LAPD in hot water for lack of reaction to photoshopped topless pic of veteran female officer

The Los Angeles Police Department’s response has been called into question after a captain sued over a fake topless photo circulated by coworkers that she contended resulted in her hospitalization on Christmas Eve

LAPD Capt. Lillian Carranza is a 33-year veteran of the police force leading multiple divisions having gone from Commanding Officer of Commercial Crimes to her current post as Commanding Officer of Gang and Narcotics. Now, after initially filing suit in Jan. 2019 that superiors knew a reportedly photoshopped image of her had been circulating and hadn’t informed her, testimony was heard Thursday from representatives of the defense, including LAPD Chief Michel Moore, according to the Los Angeles Times.

As she asserted in court documents, Carranza said she felt “hurt, abandoned and devalued by my superiors…who took no steps to prevent known harm to me from occurring and who stood by and watched, encouraged or simply looked the other way as I was ridiculed, humiliated and degraded by fellow LAPD employees, despite my persistent pleas for help.”

The Times reported that the alleged photo had been circulated at the then-Staple Center in 2018 when it was believed 10 to 13 officers had seen the image. Carranza asserted that her superiors were aware of the image and that their failure to intercede on her behalf left her humiliated and, as her attorney, Greg Smith told jurors after the plaintiff learned from a colleague about the image, her blood pressure climbed so high that she was hospitalized on Christmas Eve.

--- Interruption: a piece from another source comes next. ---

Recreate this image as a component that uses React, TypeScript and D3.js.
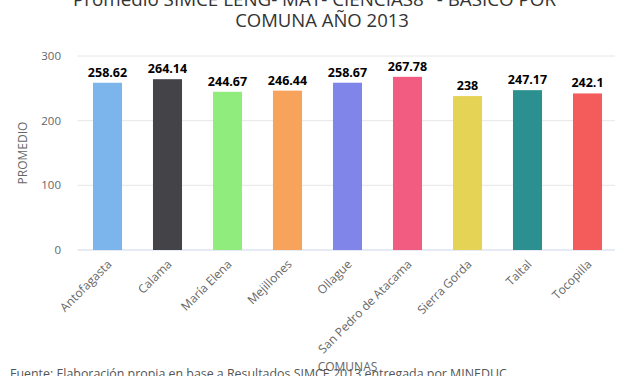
import React from "react";
import * as d3 from "d3";

const categories = ["Antofagasta", "Calama", "María Elena", "Mejillones", "Ollague", "San Pedro de Atacama", "Sierra Gorda", "Taltal", "Tocopilla"];
const values = [258.62, 264.14, 244.67, 246.44, 258.67, 267.78, 238, 247.17, 242.1];
const valueLabels = ["258.62", "264.14", "244.67", "246.44", "258.67", "267.78", "238", "247.17", "242.1"];
const colors = ["#7cb5ec", "#434348", "#90ed7d", "#f7a35c", "#8085e9", "#f15c80", "#e4d354", "#2b908f", "#f45b5b"];
const yTicks = [0, 100, 200, 300];
const titleLines = ["Promedio SIMCE LENG- MAT- CIENCIAS8° - BASICO POR", "COMUNA AÑO 2013"];
const xTitle = "COMUNAS";
const yTitle = "PROMEDIO";
const source = "Fuente: Elaboración propia en base a Resultados SIMCE 2013 entregada por MINEDUC";

const W = 627, H = 376;
const left = 77.5, right = 617.5, top = 56, bottom = 250;
const font = "'Open Sans', 'DejaVu Sans', sans-serif";

export default function App() {
  const x = d3.scaleBand<string>().domain(categories).range([left, right]).paddingInner(0.516).paddingOuter(0.258);
  const y = d3.scaleLinear().domain([0, 300]).range([bottom, top]);
  return (
    <svg width={W} height={H} style={{ position: "absolute", left: 0, top: 0, background: "#fff" }} fontFamily={font}>
      <rect width={W} height={H} fill="#fff" />
      <text x={314.5} y={6} textAnchor="middle" fontSize={18.8} fill="#333">{titleLines[0]}</text>
      <text x={322} y={27} textAnchor="middle" fontSize={18.5} fill="#333">{titleLines[1]}</text>
      {yTicks.map(t => (
        <g key={t}>
          <line x1={left} x2={615} y1={y(t)} y2={y(t)} stroke={t === 0 ? "#ccd6eb" : "#e6e6e6"} strokeWidth={1} />
          <text x={61} y={y(t) + 4} textAnchor="end" fontSize={11.5} fill="#666">{t}</text>
        </g>
      ))}
      <text transform={`translate(27,${(top + bottom) / 2}) rotate(-90)`} textAnchor="middle" fontSize={12} fill="#666">{yTitle}</text>
      {categories.map((c, i) => {
        const bx = x(c)!;
        const bw = x.bandwidth();
        const cx = bx + bw / 2;
        return (
          <g key={c}>
            <rect x={bx} y={y(values[i])} width={bw} height={bottom - y(values[i])} fill={colors[i]} />
            <text x={cx} y={y(values[i]) - 6} textAnchor="middle" fontSize={12.5} fontWeight="bold" fill="#000">{valueLabels[i]}</text>
            <text transform={`translate(${cx + 5},${bottom + 15}) rotate(-45)`} textAnchor="end" fontSize={12} fill="#666">{c}</text>
          </g>
        );
      })}
      <text x={(left + right) / 2} y={371} textAnchor="middle" fontSize={12} fill="#666">{xTitle}</text>
      <text x={10} y={378} fontSize={12.4} fill="#555">{source}</text>
    </svg>
  );
}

“I noted that the facial features of the woman in the picture bore a striking resemblance to me, although the photograph was not actually of me,” the captain further stated in the documents. “In fact, I concluded that my own eye appears to have been photoshopped into the picture.”

As to the silence from the LAPD instead of issuing a public statement to reprimand any officer who may have been behind the circulation of the photo, Moore testified Thursday that it was considered in the best interest of all parties to keep the matter quiet, unlike another public release the department had undergone based on inappropriate content circulated by an officer.

“They are not on the same scale,” the chief said of a departmentwide message issued over a meme shared by an officer in 2021 making light of the death of George Floyd while in Minneapolis police custody in 2020. “It needed a response to an entire world,” he argued based on how the public might react to the LAPD.

Ahead of her scheduled testimony Tuesday, it is worth noting that Carranza has been publicly lauded by the department on multiple occasions as her suit has been pending, including at least two consecutive mentions of her achievements as part of Women’s History Month.

Moore’s testimony on the need to keep the matter quiet was also shared by former Deputy Chief Debra McCarthy who ran the investigation. Despite Carranza’s request that the LAPD tell her fellow officers that the image was not her, the decision was made to keep the matter under wraps to protect the ongoing investigation.

According to the Times, Carranza’s suit came just months after the City Council approved $1.8 million in restitution to another female officer who had alleged an internal affairs lieutenant of sexual harassment. As the case went, the lieutenant was said to have ordered surveillance on the officer after she had refused his romantic advances.